Wonder Material Graphene and its Application as a Nanoscale Magnetic Sensor

Since its experimental realization in 2004, graphene has ignited great interest in physics, material science, chemistry and engineering. Thousands of papers have been published on graphene in these past six years with the publication rate greatly increasing each year. Graphene is a two-dimensional sheet of carbon atoms arranged in a hexagonal lattice, which is only one-atom thick. This elegantly simple material has excellent electronic and mechanical properties, as well as remarkable physics resulting from its relativistic electrons. In this talk I will discuss graphene's properties and mention promising applications for graphene such as flexible transparent electrodes, next-generation transistors, energy applications and sensors.
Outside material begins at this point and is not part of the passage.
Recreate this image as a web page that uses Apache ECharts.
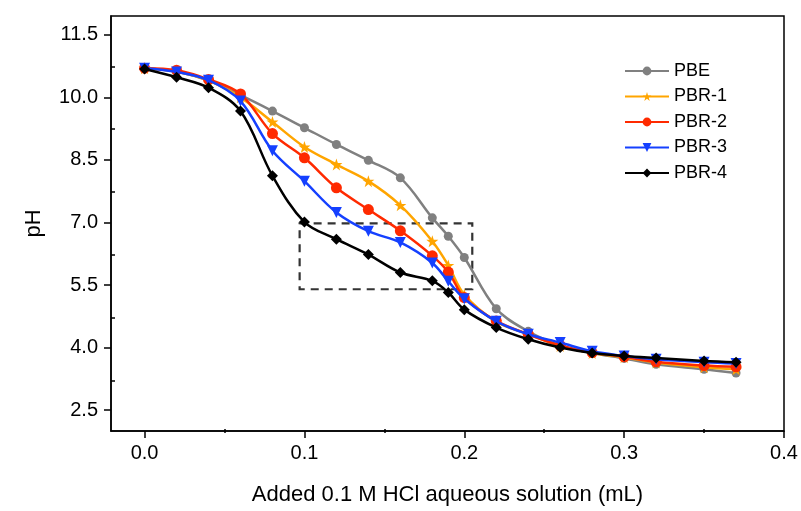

I will also describe how graphene is made, and what challenges the community still faces in producing graphene and in understanding the basic science. Finally, I will tell you about my work utilizing graphene to make sensitive magnetic field sensors just several hundred nanometers in size. In these sensors the graphene is fabricated into a cross geometry in which the Hall effect is used to measure a magnetic field. Such sensors could be used to measure small magnetic particles or be made into a scanning probe to map out magnetic fields. My present results show that these graphene Hall crosses have magnetic field sensitivity at room temperature on par with similar crosses made from other materials. Plus, because they are made from graphene, these sensors have further advantages such as being tunable with a gate, being extremely thin, and the potential to make them very small. Indeed, graphene is a ``wonder material'' which we can expect to advance the state of the art in many applications and to contribute to science and technology in ways not yet even envisioned.